Em entrevista coletiva no Ministério Público, o promotor de Justiça William Garcia Pinto Coelho afirmou que a acusação se pautou nas circunstâncias do crime, uma vez que foi praticado de forma a colocar em perigo um número indeterminado de pessoas e que essas não tiveram meios de fuga. “Centenas de vítimas foram surpreendidas em poucos segundos pelo impacto da lama”, ressaltou o promotor.

Ele explicou ainda que as investigações, realizadas pelo MP em parceria com a Polícia Civil de Minas Gerais, apontaram a existência de “relações promíscuas” entre as empresas. Willian Coelho disse que a Vale e a Tüv Süd, desde novembro de 2017, já haviam constatado problemas não só na barragem de Brumadinho, mas também em outras estruturas.

Conforme o promotor, a Vale detinha instrumentos de aferição dos riscos. Um deles, o Painel Independente de Especialistas para Segurança e Gestão de Riscos de Estruturas Geotécnicas (Piesem), realizado em junho de 2018, colocou a barragem de Córrego do Feijão no ranking de “barragens em situação inaceitável”. Mesmo diante dos dados, no mesmo período, a Tüv Süd emitiu a declaração de estabilidade, permitindo a continuidade das operações.

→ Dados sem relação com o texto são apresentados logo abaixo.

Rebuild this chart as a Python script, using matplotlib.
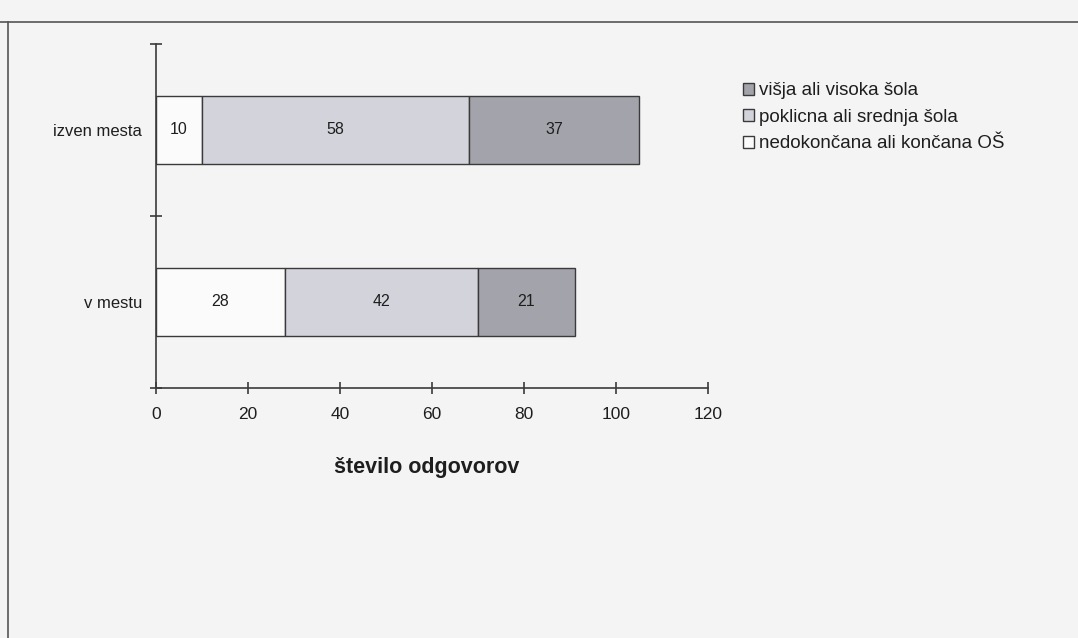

Segundo ele, os valores inaceitáveis de segurança estavam relacionados a ocorrências de erosão interna e liquefação, que envolviam problemas de drenagem interna da barragem. “Tendo conhecimento do risco de um rompimento, os denunciados tinham o dever de tomar as medidas de segurança necessárias, como o acionamento do Plano de Ações Emergenciais para Barragens de Mineração, mas preferiram arriscar para não gerar impactos na reputação da Vale e no valor de suas ações”.

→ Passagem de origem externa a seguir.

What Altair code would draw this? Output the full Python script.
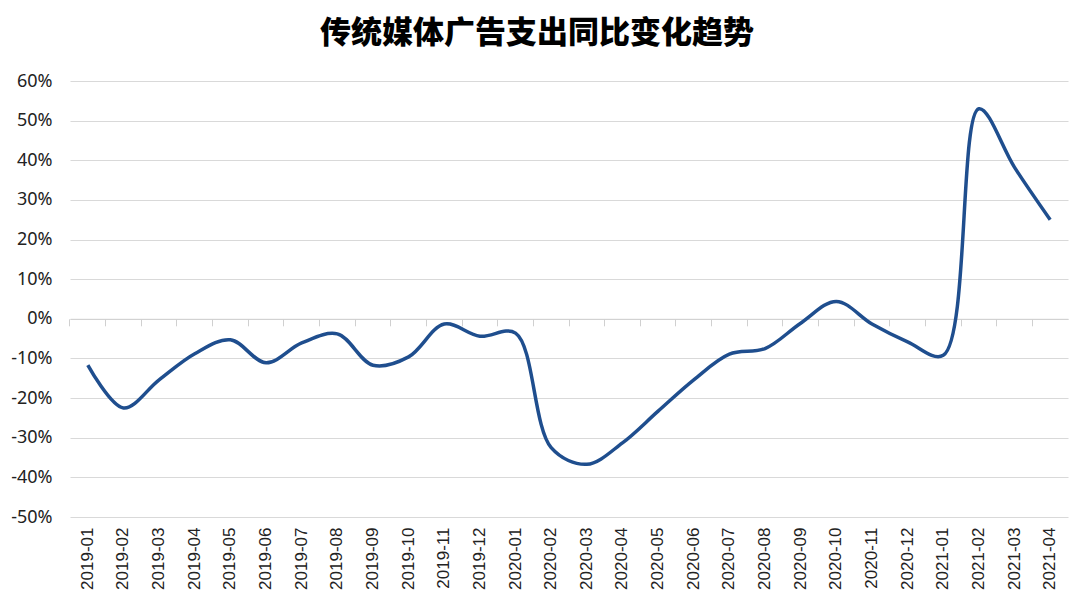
import altair as alt
import pandas as pd

months = [
    "2019-01", "2019-02", "2019-03", "2019-04", "2019-05", "2019-06",
    "2019-07", "2019-08", "2019-09", "2019-10", "2019-11", "2019-12",
    "2020-01", "2020-02", "2020-03", "2020-04", "2020-05", "2020-06",
    "2020-07", "2020-08", "2020-09", "2020-10", "2020-11", "2020-12",
    "2021-01", "2021-02", "2021-03", "2021-04",
]
values = [
    -11.7, -22.5, -15.4, -8.8, -5.3, -11.1,
    -6.1, -3.8, -11.7, -9.6, -1.3, -4.4,
    -3.6, -32.5, -36.7, -31.3, -23.3, -15.4,
    -8.9, -7.5, -1.1, 4.4, -1.3, -5.8,
    -9.2, 53.0, 38.2, 25.0,
]
y_ticks = [-50, -40, -30, -20, -10, 0, 10, 20, 30, 40, 50, 60]
title_text = "传统媒体广告支出同比变化趋势"

df = pd.DataFrame({"month": months, "pct": values})

xscale = alt.Scale(type="band", paddingInner=0, paddingOuter=0, domain=months)
yscale = alt.Scale(domain=[-50, 60], nice=False, zero=False)

yaxis = alt.Axis(title=None, values=y_ticks, ticks=False,
                 labelExpr="datum.value + '%'",
                 domain=False, grid=True, gridColor="#d9d9d9", gridWidth=1,
                 labelFont="Noto Sans", labelFontSize=18, labelColor="#222222",
                 labelPadding=18, labelOverlap=False)

line = alt.Chart(df).mark_line(
    color="#1F4E8E", strokeWidth=3.5, interpolate="catmull-rom"
).encode(
    x=alt.X("month:N", scale=xscale, bandPosition=0.5, sort=months,
            axis=alt.Axis(title=None, labelAngle=-90, ticks=False, domain=False,
                          grid=False, labelFont="Liberation Sans", labelFontSize=17,
                          labelColor="#222222", labelPadding=10, labelOverlap=False)),
    y=alt.Y("pct:Q", scale=yscale, axis=yaxis),
)

# invisible layer that carries the category-boundary tick axis drawn on the 0% line
zero_axis = alt.Chart(df).mark_line(opacity=0).encode(
    x=alt.X("month:N", scale=xscale, sort=months,
            axis=alt.Axis(title=None, labels=False, ticks=True, tickSize=7,
                          tickColor="#d0d0d0", domain=True, domainColor="#d0d0d0",
                          grid=False, bandPosition=0, orient="bottom",
                          offset=-198.2)),
    y=alt.Y("pct:Q", scale=yscale, axis=yaxis),
)

chart = alt.layer(line, zero_axis).resolve_axis(x="independent").properties(
    width=998,
    height=436,
    autosize=alt.AutoSizeParams(type="none"),
    padding={"left": 62, "top": 73, "right": 4, "bottom": 83},
    title=alt.TitleParams(
        text=title_text, font="Noto Sans CJK SC", fontSize=31, fontWeight=900,
        color="#000000", anchor="middle", dx=-32, offset=22,
    ),
).configure(background="white").configure_view(strokeWidth=0)

chart.save("out.html", embed_options={"renderer": "svg", "actions": False})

Crimes ambientais - A devastação ambiental, resultante do vazamento de 9,7 milhões de m³ de resíduos da mineração, equivalente a seis vezes o volume da Lagoa da Pampulha, também motivou denúncias por crimes ambientais contra a fauna, flora e de poluição.

De acordo com o Ministério Público, o rompimento da barragem motivou a morte de espécimes da fauna silvestre, destruição de florestas consideradas de preservação permanente, poluição hídrica que tornou necessária a interrupção do abastecimento público de água de comunidades da região.

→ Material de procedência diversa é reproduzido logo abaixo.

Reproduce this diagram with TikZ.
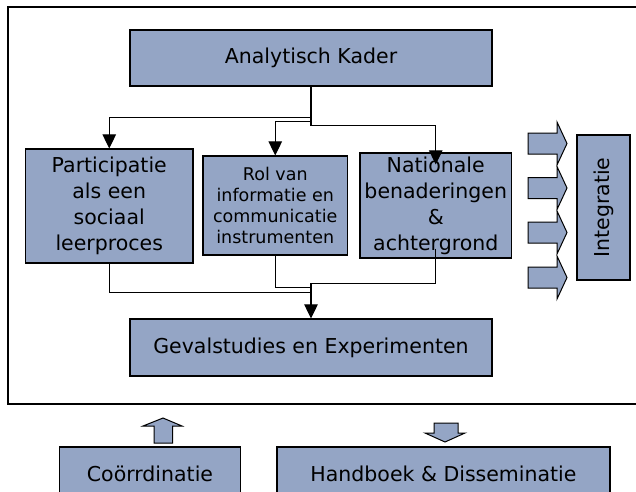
\documentclass[tikz,border=0pt]{standalone}
\usepackage{fontspec}
\setmainfont{DejaVu Sans}
\usetikzlibrary{arrows.meta}
\definecolor{boxblue}{RGB}{148,165,197}
\tikzset{
  blok/.style={draw=black, line width=1.2pt, fill=boxblue, align=center, inner sep=0pt,
    font=\fontsize{20.5}{26}\selectfont},
  link/.style={line width=1.1pt, -{Triangle[width=13.5pt,length=14pt]}},
  merge/.style={line width=0.9pt},
  pijl/.style={draw=black, line width=1pt, fill=boxblue},
}

\begin{document}
\begin{tikzpicture}[x=1pt,y=1pt,yscale=-1,xscale=1]
	\useasboundingbox (0,0) rectangle (636,491);
	\clip (0,0) rectangle (636,491);
	
	%Frame
	\draw [line width=1.2pt] (8,7) rectangle (660,404);
	
	% Boxes
	\node [blok, minimum width=362pt, minimum height=56pt] (kader) at (311,58) {Analytisch Kader};
	\node [blok, minimum width=167.5pt, minimum height=114pt] (part) at (109.25,206) {Participatie\\als een\\sociaal\\leerproces};
	\node [blok, minimum width=144.5pt, minimum height=99pt, font=\fontsize{17.5}{21}\selectfont] (rol) at (275.25,205.5) {Rol van\\informatie en\\communicatie\\instrumenten};
	\node [blok, minimum width=151.5pt, minimum height=105pt] (nat) at (435.75,205.5) {Nationale\\benaderingen\\\&\\achtergrond};
	\node [blok, minimum width=362pt, minimum height=57pt] (gev) at (311,347.5) {Gevalstudies en Experimenten};
	\node [blok, rotate=90, minimum width=145pt, minimum height=53pt] (integ) at (603.5,207.5) {Integratie};
	\node [blok, minimum width=181pt, minimum height=53pt] (coord) at (150,473.5) {Coörrdinatie};
	\node [blok, minimum width=333pt, minimum height=53pt] (hand) at (443.5,473.5) {Handboek \& Disseminatie};
	
	% Connectors
	\coordinate (natin) at ([yshift=12pt]nat.north);
	\coordinate (samen) at (311,283);
	\draw [link] (kader.south) -- ++(0,31) -| (part.north);
	\draw [link] (kader.south) -- ++(0,35) -| (rol.north);
	\draw [link] (kader.south) -- ++(0,39) -| (natin);
	\draw [merge] (part.south) |- ([yshift=9pt]samen);
	\draw [merge] (rol.south) |- ([yshift=4pt]samen);
	\draw [merge] ([yshift=-10pt]nat.south) |- (samen);
	\draw [link] (samen) -- (gev.north);
	
	% Block arrows to Integratie
	\foreach \y in {143.5,188,232.5,277.5}
	  \draw [pijl] (528,\y-10.5) -- (557,\y-10.5) -- (557,\y-21.5) -- (567,\y) -- (557,\y+21.5) -- (557,\y+10.5) -- (528,\y+10.5) -- cycle;
	
	% Up and down arrows
	\draw [pijl] (154,443) -- (154,426) -- (143,426) -- (163,418) -- (182,426) -- (172.5,426) -- (172.5,443) -- cycle;
	\draw [pijl] (434,423) -- (458,423) -- (458,433) -- (465,433) -- (445,442) -- (425,433) -- (434,433) -- cycle;
	
\end{tikzpicture}
\end{document}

Na área atingida, há presença de metais como o chumbo, mercúrio, arsênio, dentre outros. Segundo informações do órgão, os danos são irreversíveis. A existência dessas substâncias impede a regeneração da flora.

Ação do Ministério Público e CPI da Assembleia são convergentes

A Comissão Parlamentar de Inquérito (CPI) da Barragem de Brumadinho, da Assembleia Legislativa de Minas Gerais (ALMG), após seis meses de investigação, publicou relatório final no qual responsabilizou a Vale pelo rompimento da barragem, recomendando o indiciamento de 11 de seus dirigentes e funcionários, na época, além de dois auditores da empresa Tüv Süd.

Ao longo de suas mais de 300 páginas, o relatório da CPI apontou os fatos que concorreram para o rompimento da Barragem B1, da Mina Córrego do Feijão, e fez uma série de recomendações aos órgãos públicos, inclusive ao Ministério Público.

Entre os indiciados e denunciados pelo MP está o então diretor-presidente da Vale, Fábio Schvartsman. O órgão denunciou nove dos 11 envolvidos, vinculados à Vale, que compõem a lista da CPI da Assembleia. O indiciamento desses é uma das recomendações da comissão.

Segundo apuração da CPI, ficou claro que a mineradora sabia dos riscos de a estrutura se romper e, mesmo assim, deixou de adotar as medidas necessárias para evitar a tragédia, uma das maiores da história recente do País.

O relatório também registra que a Vale utilizou, para garantir a continuação da operação da mina, laudo da empresa alemã que atestava a estabilidade da barragem, ainda que o fator de segurança estivesse bem abaixo do recomendado por órgãos internacionais e adotado por ela mesma em outras barragens.

O Parlamento mineiro vai acompanhar os desdobramentos dos processos judiciais, em especial, por meio do Grupo de Trabalho da Barragem de Brumadinho. O grupo é iniciativa inédita na ALMG, que busca ainda monitorar a implementação das demais recomendações apresentadas no relatório final.